Earlier this past week I posted this item:
Lex Anteinternet: Movies In History: Wind River: I often dread watching modern movies set in Wyoming (I tend to give the older ones a pass) as they get things so wrong. And, of course, as...
What, you may ask, does this have to to with history?
Well, dagnabit, it's my blog and I can post on what I want to. So there.
Well, beyond that, perhaps a bit more than we think, although I will frankly admit that posting that item in the Movies In History category is stretching it, a lot.
But here's my point.
Movies about contemporary times attempt to portray a story in time and place, just like movies set in the past do. Some do it well, and others not so much.

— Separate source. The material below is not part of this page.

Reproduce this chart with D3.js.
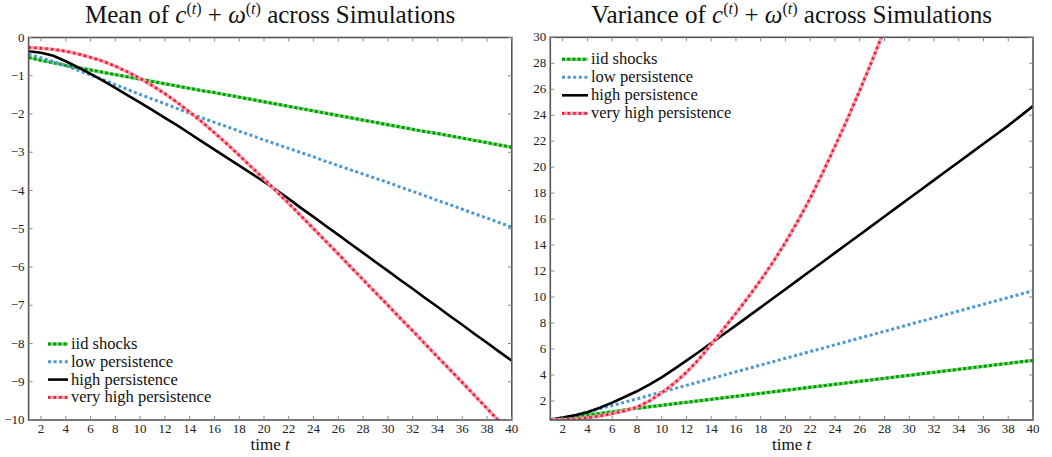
<!DOCTYPE html>
<html>
<head>
<meta charset="UTF-8">
<title>Mean and variance across simulations</title>
<script src="https://cdn.jsdelivr.net/npm/d3@7"></script>
<style>
* { margin: 0; padding: 0; }
body { background: #fff; }
svg { display: block; }
svg text { font-family: "Liberation Serif", "Times New Roman", serif; }
</style>
</head>
<body>
<svg id="chart" width="1052" height="457"></svg>
<script>
// time axis
const t = d3.range(1, 41);

// mean of c + omega
const meanIid = [-0.52, -0.60, -0.66, -0.73, -0.79, -0.85, -0.91, -0.97, -1.03, -1.09,
  -1.15, -1.21, -1.27, -1.33, -1.39, -1.44, -1.50, -1.56, -1.62, -1.68,
  -1.74, -1.80, -1.86, -1.92, -1.98, -2.04, -2.10, -2.16, -2.22, -2.28,
  -2.34, -2.40, -2.46, -2.51, -2.57, -2.63, -2.69, -2.75, -2.81, -2.87];
const meanLow = [-0.44, -0.53, -0.63, -0.74, -0.86, -0.98, -1.10, -1.23, -1.36, -1.49,
  -1.61, -1.73, -1.86, -1.98, -2.10, -2.22, -2.33, -2.45, -2.56, -2.68,
  -2.79, -2.90, -3.01, -3.12, -3.24, -3.35, -3.46, -3.57, -3.68, -3.79,
  -3.91, -4.02, -4.14, -4.26, -4.37, -4.49, -4.61, -4.72, -4.84, -4.96];
const meanHigh = [-0.36, -0.40, -0.48, -0.62, -0.78, -0.95, -1.13, -1.32, -1.51, -1.70,
  -1.90, -2.10, -2.30, -2.51, -2.72, -2.93, -3.14, -3.35, -3.56, -3.77,
  -3.99, -4.22, -4.46, -4.69, -4.93, -5.16, -5.40, -5.63, -5.87, -6.10,
  -6.34, -6.57, -6.81, -7.04, -7.28, -7.51, -7.75, -7.98, -8.22, -8.45];
const meanVery = [-0.26, -0.28, -0.31, -0.36, -0.43, -0.52, -0.62, -0.75, -0.90, -1.07,
  -1.26, -1.47, -1.70, -1.95, -2.21, -2.49, -2.78, -3.08, -3.39, -3.70,
  -4.02, -4.34, -4.67, -5.00, -5.33, -5.66, -6.00, -6.33, -6.67, -7.00,
  -7.34, -7.67, -8.01, -8.35, -8.68, -9.02, -9.36, -9.70, -10.04, -10.38];

// variance of c + omega
const varIid = [0.55, 0.68, 0.80, 0.92, 1.04, 1.16, 1.30, 1.43, 1.55, 1.66,
  1.78, 1.89, 2.01, 2.12, 2.24, 2.35, 2.47, 2.58, 2.70, 2.82,
  2.93, 3.05, 3.16, 3.28, 3.39, 3.51, 3.62, 3.74, 3.86, 3.97,
  4.09, 4.20, 4.32, 4.43, 4.55, 4.66, 4.78, 4.89, 5.01, 5.11];
const varLow = [0.55, 0.70, 0.90, 1.15, 1.40, 1.65, 1.90, 2.16, 2.42, 2.68,
  2.94, 3.20, 3.46, 3.72, 3.98, 4.24, 4.50, 4.76, 5.02, 5.28,
  5.54, 5.80, 6.06, 6.32, 6.58, 6.84, 7.10, 7.36, 7.62, 7.88,
  8.14, 8.40, 8.66, 8.92, 9.18, 9.44, 9.70, 9.96, 10.22, 10.48];
const varHigh = [0.55, 0.72, 0.90, 1.13, 1.48, 1.87, 2.30, 2.74, 3.26, 3.82,
  4.45, 5.10, 5.77, 6.45, 7.13, 7.82, 8.51, 9.20, 9.90, 10.60,
  11.30, 12.00, 12.70, 13.40, 14.10, 14.80, 15.50, 16.20, 16.90, 17.60,
  18.30, 19.00, 19.70, 20.40, 21.10, 21.80, 22.50, 23.20, 23.95, 24.70];
const varVery = [0.55, 0.57, 0.60, 0.70, 0.84, 1.02, 1.24, 1.52, 2.00, 2.62,
  3.35, 4.20, 5.20, 6.35, 7.55, 8.75, 10.00, 11.30, 12.70, 14.20,
  15.85, 17.60, 19.55, 21.60, 23.70, 25.90, 28.20, 30.60, 33.10, 35.70,
  38.40, 41.20, 44.10, 47.10, 50.20, 53.40, 56.70, 60.10, 63.60, 67.20];

const xTicks = d3.range(2, 41, 2);
const meanTicks = d3.range(0, -11, -1);
const varTicks = d3.range(2, 31, 2);
const seriesNames = ["iid shocks", "low persistence", "high persistence", "very high persistence"];

const styles = [
  { color: "#00a000", halo: "#88d888", dash: "3,2.2", width: 3 },
  { color: "#4a98d4", halo: null, dash: "3,2.6", width: 3 },
  { color: "#000000", halo: null, dash: null, width: 2.6 },
  { color: "#ec1c3a", halo: "#f6a0ac", dash: "2.4,3.2", width: 2.8 }
];

const serif = "Liberation Serif";
const svg = d3.select("#chart");

function drawLine(g, data, x, y, s) {
  const line = d3.line().x((d, i) => x(t[i])).y(d => y(d));
  if (s.halo) {
    g.append("path").datum(data).attr("d", line)
      .attr("fill", "none").attr("stroke", s.halo).attr("stroke-width", 3.4);
  }
  const p = g.append("path").datum(data).attr("d", line)
    .attr("fill", "none").attr("stroke", s.color).attr("stroke-width", s.width);
  if (s.dash) p.attr("stroke-dasharray", s.dash);
}

function legendLine(g, x1, x2, yy, s) {
  if (s.halo) {
    g.append("line").attr("x1", x1).attr("x2", x2).attr("y1", yy).attr("y2", yy)
      .attr("stroke", s.halo).attr("stroke-width", 3.4);
  }
  const l = g.append("line").attr("x1", x1).attr("x2", x2).attr("y1", yy).attr("y2", yy)
    .attr("stroke", s.color).attr("stroke-width", s.width);
  if (s.dash) l.attr("stroke-dasharray", s.dash);
}

function panel(opts) {
  const { id, left, right, top, bottom, yDomain, yTicks, series, titleWord, legend } = opts;
  const x = d3.scaleLinear().domain([1, 40]).range([left, right]);
  const y = d3.scaleLinear().domain(yDomain).range([bottom, top]);
  const g = svg.append("g").attr("font-family", serif);

  g.append("clipPath").attr("id", id).append("rect")
    .attr("x", left).attr("y", top).attr("width", right - left).attr("height", bottom - top);

  const lines = g.append("g").attr("clip-path", `url(#${id})`);
  series.forEach((d, i) => drawLine(lines, d, x, y, styles[i]));

  // frame
  g.append("rect").attr("x", left).attr("y", top)
    .attr("width", right - left).attr("height", bottom - top)
    .attr("fill", "none").attr("stroke", "#555").attr("stroke-width", 1.6);

  // inward ticks on all sides
  const tk = "#888";
  xTicks.forEach(v => {
    g.append("line").attr("x1", x(v)).attr("x2", x(v)).attr("y1", bottom).attr("y2", bottom - 4)
      .attr("stroke", tk).attr("stroke-width", 1);
    g.append("line").attr("x1", x(v)).attr("x2", x(v)).attr("y1", top).attr("y2", top + 4)
      .attr("stroke", tk).attr("stroke-width", 1);
  });
  g.append("g").selectAll("text").data(xTicks).join("text")
    .attr("x", d => x(d)).attr("y", bottom + 13)
    .attr("text-anchor", "middle").attr("font-size", 13).attr("fill", "#222")
    .attr("font-family", serif)
    .text(d => d);
  yTicks.forEach(v => {
    g.append("line").attr("x1", left).attr("x2", left + 4).attr("y1", y(v)).attr("y2", y(v))
      .attr("stroke", tk).attr("stroke-width", 1);
    g.append("line").attr("x1", right).attr("x2", right - 4).attr("y1", y(v)).attr("y2", y(v))
      .attr("stroke", tk).attr("stroke-width", 1);
  });
  g.append("g").selectAll("text").data(yTicks).join("text")
    .attr("x", left - 4).attr("y", d => y(d) + 4)
    .attr("text-anchor", "end").attr("font-size", 13).attr("fill", "#222")
    .attr("font-family", serif)
    .text(d => d < 0 ? "\u2212" + Math.abs(d) : d);

  // title
  const cx = (left + right) / 2;
  const title = g.append("text").attr("x", cx).attr("y", 23)
    .attr("text-anchor", "middle").attr("font-size", 25).attr("fill", "#111")
    .attr("font-family", serif);
  title.append("tspan").text(titleWord + " of ");
  title.append("tspan").attr("font-style", "italic").text("c");
  title.append("tspan").attr("dy", -9).attr("font-size", 16).text("(");
  title.append("tspan").attr("font-size", 16).attr("font-style", "italic").text("t");
  title.append("tspan").attr("font-size", 16).text(")");
  title.append("tspan").attr("dy", 9).text(" + ");
  title.append("tspan").attr("font-style", "italic").text("\u03c9");
  title.append("tspan").attr("dy", -9).attr("font-size", 16).text("(");
  title.append("tspan").attr("font-size", 16).attr("font-style", "italic").text("t");
  title.append("tspan").attr("font-size", 16).text(")");
  title.append("tspan").attr("dy", 9).text(" across Simulations");

  // x label
  const xl = g.append("text").attr("x", cx).attr("y", 450)
    .attr("text-anchor", "middle").attr("font-size", 17).attr("fill", "#111")
    .attr("font-family", serif);
  xl.append("tspan").text("time ");
  xl.append("tspan").attr("font-style", "italic").text("t");

  // legend
  const lg = g.append("g");
  seriesNames.forEach((name, i) => {
    const yy = legend.y + i * legend.dy;
    legendLine(lg, legend.x, legend.x + legend.len, yy, styles[i]);
    lg.append("text").attr("x", legend.x + legend.len + 3).attr("y", yy + 5)
      .attr("font-size", 16.5).attr("fill", "#111").attr("font-family", serif).text(name);
  });
}

panel({
  id: "clipMean", left: 28.6, right: 511.8, top: 37.5, bottom: 420,
  yDomain: [-10, 0], yTicks: meanTicks,
  series: [meanIid, meanLow, meanHigh, meanVery],
  titleWord: "Mean",
  legend: { x: 48, len: 20, y: 344, dy: 17.8 }
});

panel({
  id: "clipVar", left: 550.3, right: 1033, top: 37.3, bottom: 420,
  yDomain: [0.53, 30], yTicks: varTicks,
  series: [varIid, varLow, varHigh, varVery],
  titleWord: "Variance",
  legend: { x: 562, len: 26, y: 59.3, dy: 18 }
});
</script>
</body>
</html>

In either event, those films become a record in people's mind as to what things were like, whether they realize it or not. Errors, great and small, preserved in films; people and dinosaurs lived at the same time. . . Frontiersmen of the 1860s were carrying cartridge arms as a rule. . . . cowboys wore Levis. . . everyone in the 1970s was under 30 years old, hip, cool, and into bikinis. . . . all Vietnam veterans are crazed killers. . . no wait, all Vietnam veterans for forsaken heroes. . . . and so on, tend to get stuck there. Perhaps ironically its often later more accurate films that get things straightened out. McCall is still carrying a cap and ball revolver in the 1870s? Everyone in Lonesome Dove is wearing wool trousers? You get the point.
So, on a film such as Wind River, a depiction matters in various ways, again great and small, as all such depictions do.
If you are from the Rocky Mountain West, and have watched the films set here, as a rule you will have been laughing, or crying, in the isles over wacky inaccurate portrayals of the region. Really off the mark settings and portrayals are too darned numerous to mention. A few real off the mark examples would suffice, such as the bizarre portrayal of the modern prairie in Bad Lands which actually held that you could see city lights in Montana and Cheyenne Wyoming from the prairie simultaneously. Or the goofball weird accents featured in portrayals like The Laramie Project (golly shucks alive Mablejean, ahh just dooon't knew what to make of it alllll, sakes alive). Or the I'm moving to Wyoming and quitting my minimum wage job and buying a ranch (as if).
To see a film that is set in the region in contemporary times and doesn't blow it is frankly amazing.
Which does leave me wondering about so many portrayals of here and there in the past in different settings. That gross exaggerations are taking in such musty classics as Sergeant York are obvious, but what else really misses the mark?